■ **What you are asked to do**: Render the following material again verbatim, leaving nothing out.

■ **Material supplied**:
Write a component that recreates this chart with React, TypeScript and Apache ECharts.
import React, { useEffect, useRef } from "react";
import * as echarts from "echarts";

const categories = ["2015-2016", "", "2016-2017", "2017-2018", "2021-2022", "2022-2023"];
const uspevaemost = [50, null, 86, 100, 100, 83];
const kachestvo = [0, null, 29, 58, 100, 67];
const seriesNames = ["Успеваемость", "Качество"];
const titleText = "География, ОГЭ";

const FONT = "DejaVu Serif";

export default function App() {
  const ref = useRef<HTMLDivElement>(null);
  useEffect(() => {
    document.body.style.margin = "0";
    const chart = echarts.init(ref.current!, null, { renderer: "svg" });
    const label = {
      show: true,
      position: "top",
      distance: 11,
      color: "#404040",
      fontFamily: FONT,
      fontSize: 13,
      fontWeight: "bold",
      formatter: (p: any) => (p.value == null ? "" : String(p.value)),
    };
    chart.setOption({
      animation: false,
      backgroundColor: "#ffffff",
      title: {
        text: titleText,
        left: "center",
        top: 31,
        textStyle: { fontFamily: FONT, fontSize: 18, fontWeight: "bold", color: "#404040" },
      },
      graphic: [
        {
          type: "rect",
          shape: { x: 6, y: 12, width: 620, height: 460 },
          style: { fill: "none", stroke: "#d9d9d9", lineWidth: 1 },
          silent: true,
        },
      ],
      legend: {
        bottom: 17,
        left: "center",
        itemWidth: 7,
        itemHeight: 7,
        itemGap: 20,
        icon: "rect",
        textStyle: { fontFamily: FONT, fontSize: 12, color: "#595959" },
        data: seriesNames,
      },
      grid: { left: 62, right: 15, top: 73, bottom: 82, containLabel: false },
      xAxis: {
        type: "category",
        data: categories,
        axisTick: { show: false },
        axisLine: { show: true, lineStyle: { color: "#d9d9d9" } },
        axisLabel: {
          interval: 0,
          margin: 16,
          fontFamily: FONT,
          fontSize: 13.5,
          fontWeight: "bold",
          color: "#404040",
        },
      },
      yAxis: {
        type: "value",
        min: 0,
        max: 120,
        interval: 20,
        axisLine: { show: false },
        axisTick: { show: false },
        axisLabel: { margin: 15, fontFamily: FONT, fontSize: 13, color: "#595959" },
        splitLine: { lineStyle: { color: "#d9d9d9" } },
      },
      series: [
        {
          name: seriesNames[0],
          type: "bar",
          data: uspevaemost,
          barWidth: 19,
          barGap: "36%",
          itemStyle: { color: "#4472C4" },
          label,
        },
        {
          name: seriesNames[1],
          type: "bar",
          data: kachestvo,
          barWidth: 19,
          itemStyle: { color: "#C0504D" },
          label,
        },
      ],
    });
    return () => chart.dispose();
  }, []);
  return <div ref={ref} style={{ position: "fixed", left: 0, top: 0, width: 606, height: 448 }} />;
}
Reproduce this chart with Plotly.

■ **Reply to the task**:
Write a component that recreates this chart with React, TypeScript and Apache ECharts.
import React, { useEffect, useRef } from "react";
import * as echarts from "echarts";

const categories = ["2015-2016", "", "2016-2017", "2017-2018", "2021-2022", "2022-2023"];
const uspevaemost = [50, null, 86, 100, 100, 83];
const kachestvo = [0, null, 29, 58, 100, 67];
const seriesNames = ["Успеваемость", "Качество"];
const titleText = "География, ОГЭ";

const FONT = "DejaVu Serif";

export default function App() {
  const ref = useRef<HTMLDivElement>(null);
  useEffect(() => {
    document.body.style.margin = "0";
    const chart = echarts.init(ref.current!, null, { renderer: "svg" });
    const label = {
      show: true,
      position: "top",
      distance: 11,
      color: "#404040",
      fontFamily: FONT,
      fontSize: 13,
      fontWeight: "bold",
      formatter: (p: any) => (p.value == null ? "" : String(p.value)),
    };
    chart.setOption({
      animation: false,
      backgroundColor: "#ffffff",
      title: {
        text: titleText,
        left: "center",
        top: 31,
        textStyle: { fontFamily: FONT, fontSize: 18, fontWeight: "bold", color: "#404040" },
      },
      graphic: [
        {
          type: "rect",
          shape: { x: 6, y: 12, width: 620, height: 460 },
          style: { fill: "none", stroke: "#d9d9d9", lineWidth: 1 },
          silent: true,
        },
      ],
      legend: {
        bottom: 17,
        left: "center",
        itemWidth: 7,
        itemHeight: 7,
        itemGap: 20,
        icon: "rect",
        textStyle: { fontFamily: FONT, fontSize: 12, color: "#595959" },
        data: seriesNames,
      },
      grid: { left: 62, right: 15, top: 73, bottom: 82, containLabel: false },
      xAxis: {
        type: "category",
        data: categories,
        axisTick: { show: false },
        axisLine: { show: true, lineStyle: { color: "#d9d9d9" } },
        axisLabel: {
          interval: 0,
          margin: 16,
          fontFamily: FONT,
          fontSize: 13.5,
          fontWeight: "bold",
          color: "#404040",
        },
      },
      yAxis: {
        type: "value",
        min: 0,
        max: 120,
        interval: 20,
        axisLine: { show: false },
        axisTick: { show: false },
        axisLabel: { margin: 15, fontFamily: FONT, fontSize: 13, color: "#595959" },
        splitLine: { lineStyle: { color: "#d9d9d9" } },
      },
      series: [
        {
          name: seriesNames[0],
          type: "bar",
          data: uspevaemost,
          barWidth: 19,
          barGap: "36%",
          itemStyle: { color: "#4472C4" },
          label,
        },
        {
          name: seriesNames[1],
          type: "bar",
          data: kachestvo,
          barWidth: 19,
          itemStyle: { color: "#C0504D" },
          label,
        },
      ],
    });
    return () => chart.dispose();
  }, []);
  return <div ref={ref} style={{ position: "fixed", left: 0, top: 0, width: 606, height: 448 }} />;
}
Reproduce this chart with Plotly.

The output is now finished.